It would also be a great thing for ways that the Progressive Party true believers would likely not care to see; running as a Progressive-slash-Democrat would bring the parties together in ways the dogmatic sorts in both parties would prefer it didn't. Once in office, the reality of the hardwired political process would truly come into play, as Pollina would reach out to Democrats to help run the government in a day to day way, as well as to pass progressive legislation. The independently elected nature of the chief executive would continue to do what it historically does; polarize the political battlefield into two parties – the party of the executive, and that of the opposition.
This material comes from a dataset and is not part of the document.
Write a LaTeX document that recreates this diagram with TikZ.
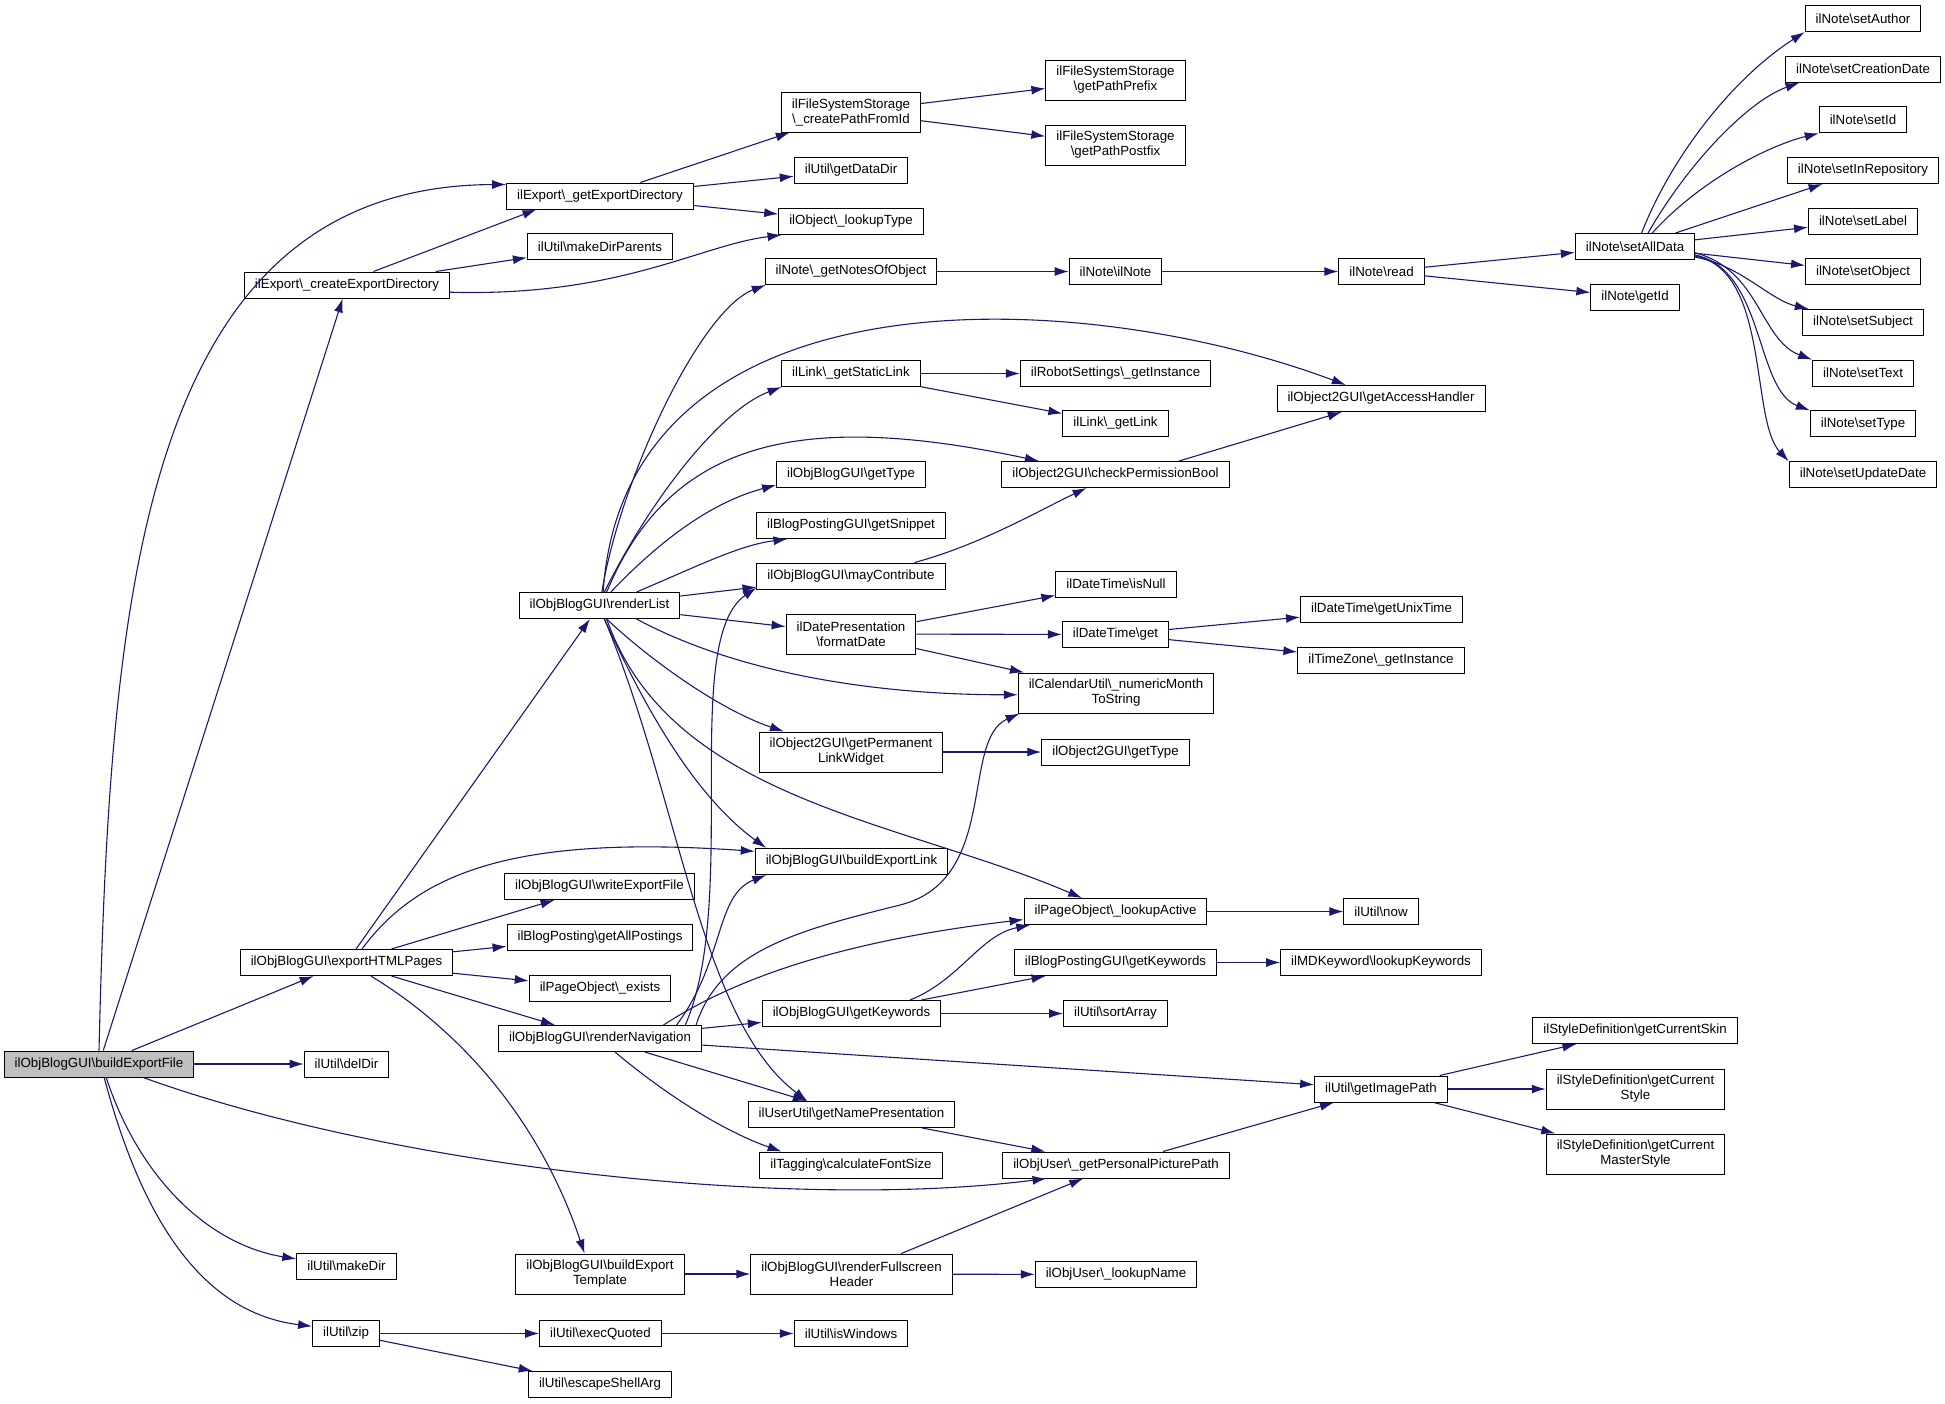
\documentclass[tikz,border=0pt]{standalone}
\usepackage{fontspec}
\setmainfont{Liberation Sans}
\usetikzlibrary{arrows.meta}
\definecolor{edgeblue}{HTML}{191970}
\newcommand{\ns}{\textbackslash}

\begin{document}
\begin{tikzpicture}[x=1pt,y=-1pt,>={Latex[length=14pt,width=9pt]}]
        \tikzstyle{fn}=[rectangle, draw=black, line width=1pt, fill=white, font=\fontsize{13.3}{15}\selectfont, inner xsep=10.5pt, inner ysep=3pt, minimum height=26pt, align=center]
        \tikzstyle{fntwo}=[fn, minimum height=40pt]
        \tikzstyle{root}=[fn, fill=black!25]
        \tikzstyle{call}=[->, draw=edgeblue, line width=1.1pt]
        \useasboundingbox (0,0) rectangle (1945,1403);
        % column 1 and 2
        \node[root] (bef) at (99,1064) {ilObjBlogGUI\ns buildExportFile};
        \node[fn] (ced) at (347,285) {ilExport\ns\_createExportDirectory};
        \node[fn] (ehp) at (346.5,962.5) {ilObjBlogGUI\ns exportHTMLPages};
        \node[fn] (dd) at (346.5,1064) {ilUtil\ns delDir};
        \node[fn] (md) at (346.5,1266) {ilUtil\ns makeDir};
        \node[fn] (zip) at (346,1333.5) {ilUtil\ns zip};
        % column 3
        \node[fn] (ged) at (600,196) {ilExport\ns\_getExportDirectory};
        \node[fn] (mdp) at (600,246.5) {ilUtil\ns makeDirParents};
        \node[fn] (rl) at (599.5,605.5) {ilObjBlogGUI\ns renderList};
        \node[fn] (wef) at (599.5,886.5) {ilObjBlogGUI\ns writeExportFile};
        \node[fn] (gap) at (600,937) {ilBlogPosting\ns getAllPostings};
        \node[fn] (ex) at (600,988) {ilPageObject\ns\_exists};
        \node[fn] (rn) at (600,1038.5) {ilObjBlogGUI\ns renderNavigation};
        \node[fntwo] (bet) at (600,1274) {ilObjBlogGUI\ns buildExport\\Template};
        \node[fn] (eq) at (600.5,1333.5) {ilUtil\ns execQuoted};
        \node[fn] (esa) at (600,1384.5) {ilUtil\ns escapeShellArg};
        % column 4
        \node[fntwo] (cpf) at (851,112) {ilFileSystemStorage\\\ns\_createPathFromId};
        \node[fn] (gdd) at (851,170.5) {ilUtil\ns getDataDir};
        \node[fn] (lt) at (851,221.5) {ilObject\ns\_lookupType};
        \node[fn] (gno) at (851,271.5) {ilNote\ns\_getNotesOfObject};
        \node[fn] (gsl) at (851,373.5) {ilLink\ns\_getStaticLink};
        \node[fn] (gt) at (851,474.5) {ilObjBlogGUI\ns getType};
        \node[fn] (gs) at (851,525.5) {ilBlogPostingGUI\ns getSnippet};
        \node[fn] (mc) at (851,576) {ilObjBlogGUI\ns mayContribute};
        \node[fntwo] (fd) at (851,634) {ilDatePresentation\\\ns formatDate};
        \node[fntwo] (plw) at (851,752) {ilObject2GUI\ns getPermanent\\LinkWidget};
        \node[fn] (bel) at (851.5,861.5) {ilObjBlogGUI\ns buildExportLink};
        \node[fn] (gk) at (851.5,1013.5) {ilObjBlogGUI\ns getKeywords};
        \node[fn] (gnp) at (851.5,1114.5) {ilUserUtil\ns getNamePresentation};
        \node[fn] (tfs) at (851,1165) {ilTagging\ns calculateFontSize};
        \node[fntwo] (rfh) at (851.5,1274) {ilObjBlogGUI\ns renderFullscreen\\Header};
        \node[fn] (iw) at (851,1333.5) {ilUtil\ns isWindows};
        % column 5
        \node[fntwo] (gpp) at (1115.5,80) {ilFileSystemStorage\\\ns getPathPrefix};
        \node[fntwo] (gpx) at (1115.5,145) {ilFileSystemStorage\\\ns getPathPostfix};
        \node[fn] (note) at (1115.5,271.5) {ilNote\ns ilNote};
        \node[fn] (rsi) at (1115.5,373.5) {ilRobotSettings\ns\_getInstance};
        \node[fn] (gl) at (1115.5,423.5) {ilLink\ns\_getLink};
        \node[fn] (cpb) at (1115.5,474.5) {ilObject2GUI\ns checkPermissionBool};
        \node[fn] (isn) at (1116,584) {ilDateTime\ns isNull};
        \node[fn] (dtg) at (1115.5,634.5) {ilDateTime\ns get};
        \node[fntwo] (nms) at (1116,693) {ilCalendarUtil\ns\_numericMonth\\ToString};
        \node[fn] (o2t) at (1115.5,752) {ilObject2GUI\ns getType};
        \node[fn] (la) at (1115.5,911.5) {ilPageObject\ns\_lookupActive};
        \node[fn] (bpk) at (1115.5,962.5) {ilBlogPostingGUI\ns getKeywords};
        \node[fn] (sa) at (1115.5,1013.5) {ilUtil\ns sortArray};
        \node[fn] (ppp) at (1116,1165) {ilObjUser\ns\_getPersonalPicturePath};
        \node[fn] (ln) at (1116,1274.5) {ilObjUser\ns\_lookupName};
        % column 6
        \node[fn] (read) at (1381.5,271.5) {ilNote\ns read};
        \node[fn] (gah) at (1381,398.5) {ilObject2GUI\ns getAccessHandler};
        \node[fn] (ut) at (1381.5,609.5) {ilDateTime\ns getUnixTime};
        \node[fn] (tzi) at (1381,660) {ilTimeZone\ns\_getInstance};
        \node[fn] (now) at (1381,911.5) {ilUtil\ns now};
        \node[fn] (lk) at (1381,962.5) {ilMDKeyword\ns lookupKeywords};
        \node[fn] (gip) at (1381,1089) {ilUtil\ns getImagePath};
        % column 7 and 8
        \node[fn] (sad) at (1635,246.5) {ilNote\ns setAllData};
        \node[fn] (gid) at (1635,297) {ilNote\ns getId};
        \node[fn] (gcs) at (1635,1030.5) {ilStyleDefinition\ns getCurrentSkin};
        \node[fntwo] (gcst) at (1635.5,1089) {ilStyleDefinition\ns getCurrent\\Style};
        \node[fntwo] (gcm) at (1635.5,1154) {ilStyleDefinition\ns getCurrent\\MasterStyle};
        \foreach \s [count=\i from 0] in {Author,CreationDate,Id,InRepository,Label,Object,Subject,Text,Type,UpdateDate}
            \node[fn] (set\s) at (1863,{18.5+50.67*\i}) {ilNote\ns set\s};
        \coordinate (nmsvia) at (900,905);
        % calls of buildExportFile
        \draw[call] (bef.north) .. controls (110,600) and (140,186) .. (ged.173);
        \draw[call] (bef) -- (ced);
        \draw[call] (bef) -- (ehp);
        \draw[call] (bef) -- (dd);
        \draw[call] (bef.-62) .. controls (140,1180) and (210,1245) .. (md.172);
        \draw[call] (bef.-69) .. controls (150,1250) and (220,1315) .. (zip.168);
        \draw[call] (bef.-17) .. controls (400,1170) and (800,1210) .. (ppp.191);
        % export directory
        \draw[call] (ced.27) -- (ged.192);
        \draw[call] (ced) -- (mdp);
        \draw[call] (ced.-4) .. controls (620,297) and (700,245) .. (lt.191);
        \draw[call] (ged) -- (cpf);
        \draw[call] (ged) -- (gdd);
        \draw[call] (ged) -- (lt);
        \draw[call] (cpf) -- (gpp);
        \draw[call] (cpf) -- (gpx);
        % exportHTMLPages
        \draw[call] (ehp) -- (rl);
        \draw[call] (ehp.41) .. controls (420,870) and (520,835) .. (bel.174);
        \draw[call] (ehp) -- (wef);
        \draw[call] (ehp) -- (gap);
        \draw[call] (ehp) -- (ex);
        \draw[call] (ehp) -- (rn);
        \draw[call] (ehp.-29) .. controls (460,1030) and (540,1120) .. (bet.127);
        % renderList
        \draw[call] (rl.80) .. controls (620,480) and (700,310) .. (gno.189);
        \draw[call] (rl.75) .. controls (625,265) and (1080,285) .. (gah.159);
        \draw[call] (rl.70) .. controls (650,500) and (720,410) .. (gsl.191);
        \draw[call] (rl.62) .. controls (670,440) and (800,410) .. (cpb.170);
        \draw[call] (rl.50) .. controls (670,530) and (720,500) .. (gt.188);
        \draw[call] (rl.20) .. controls (700,565) and (740,545) .. (gs.192);
        \draw[call] (rl) -- (mc);
        \draw[call] (rl) -- (fd);
        \draw[call] (rl.-20) .. controls (750,680) and (900,695) .. (nms.181);
        \draw[call] (rl.-62) .. controls (650,660) and (720,710) .. (plw.163);
        \draw[call] (rl.-70) .. controls (650,720) and (700,800) .. (bel.171);
        \draw[call] (rl.-62) .. controls (670,800) and (900,820) .. (la.158);
        \draw[call] (rl.-70) .. controls (680,800) and (700,1020) .. (gnp.163);
        \draw[call] (mc.12) .. controls (980,545) and (1040,510) .. (cpb.205);
        \draw[call] (cpb.12) -- (gah.199);
        \draw[call] (gno) -- (note);
        \draw[call] (note) -- (read);
        \draw[call] (read) -- (sad);
        \draw[call] (read) -- (gid);
        \draw[call] (gsl) -- (rsi);
        \draw[call] (gsl) -- (gl);
        \draw[call] (fd) -- (isn);
        \draw[call] (fd) -- (dtg);
        \draw[call] (fd) -- (nms);
        \draw[call] (dtg) -- (ut);
        \draw[call] (dtg) -- (tzi);
        \draw[call] (plw) -- (o2t);
        % renderNavigation
        \draw[call] (rn.9) .. controls (740,900) and (680,640) .. (mc.187);
        \draw[call] (rn.10) .. controls (725,960) and (715,895) .. (bel.189);
        \draw[call] (rn.8) .. controls (720,950) and (800,930) .. (nmsvia) .. controls (1000,880) and (960,740) .. (nms.192);
        \draw[call] (rn.12) .. controls (740,975) and (850,940) .. (la.185);
        \draw[call] (rn) -- (gk);
        \draw[call] (rn) -- (gip);
        \draw[call] (rn) -- (gnp);
        \draw[call] (rn.-42) .. controls (660,1090) and (720,1130) .. (tfs.169);
        \draw[call] (gk.13) .. controls (960,980) and (980,935) .. (la.189);
        \draw[call] (gk) -- (bpk);
        \draw[call] (gk) -- (sa);
        \draw[call] (bpk) -- (lk);
        \draw[call] (la) -- (now);
        \draw[call] (gnp) -- (ppp);
        \draw[call] (ppp) -- (gip);
        \draw[call] (gip) -- (gcs);
        \draw[call] (gip) -- (gcst);
        \draw[call] (gip) -- (gcm);
        \draw[call] (bet) -- (rfh);
        \draw[call] (rfh) -- (ppp);
        \draw[call] (rfh) -- (ln);
        \draw[call] (zip) -- (eq);
        \draw[call] (zip) -- (esa);
        \draw[call] (eq) -- (iw);
        % setAllData
        \draw[call] (sad.64) .. controls (1670,160) and (1730,80) .. (setAuthor.south west);
        \draw[call] (sad.46) .. controls (1690,160) and (1750,100) .. (setCreationDate.192);
        \draw[call] (sad.38) .. controls (1700,180) and (1770,145) .. (setId.south west);
        \draw[call] (sad) -- (setInRepository);
        \draw[call] (sad) -- (setLabel);
        \draw[call] (sad) -- (setObject);
        \draw[call] (sad.-10) .. controls (1740,265) and (1770,300) .. (setSubject.166);
        \draw[call] (sad.-6) .. controls (1760,270) and (1760,340) .. (setText.north west);
        \draw[call] (sad.-8) .. controls (1765,270) and (1755,390) .. (setType.north west);
        \draw[call] (sad.-9) .. controls (1770,270) and (1750,420) .. (setUpdateDate.170);
    \end{tikzpicture}
\end{document}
The party of the executive, in this case, would inevitably become a combination of Progs and Dems, permanently and institutionally merging them (and in the process, proving once again the hardwired intractability of the two-party system – but at least bringing us a little partisan peace in the process).

 

There's no question that Pollina would be a long shot – so long, that I honestly don't see him winning. Still, anything's possible, and if he becomes the nominee, it becomes the job of the rest of us to do what we can to make the impossible, possible and get him elected.

 

Any discussion of how it might happen requires we start with what the Progs have been telling themselves for years; that Pollina could peel off Republican voters in a way that no Democrat could, based on his 2002 performance in a few counties during the three-way race for Lieutenant Governor against Brian Dubie and Peter Shumlin.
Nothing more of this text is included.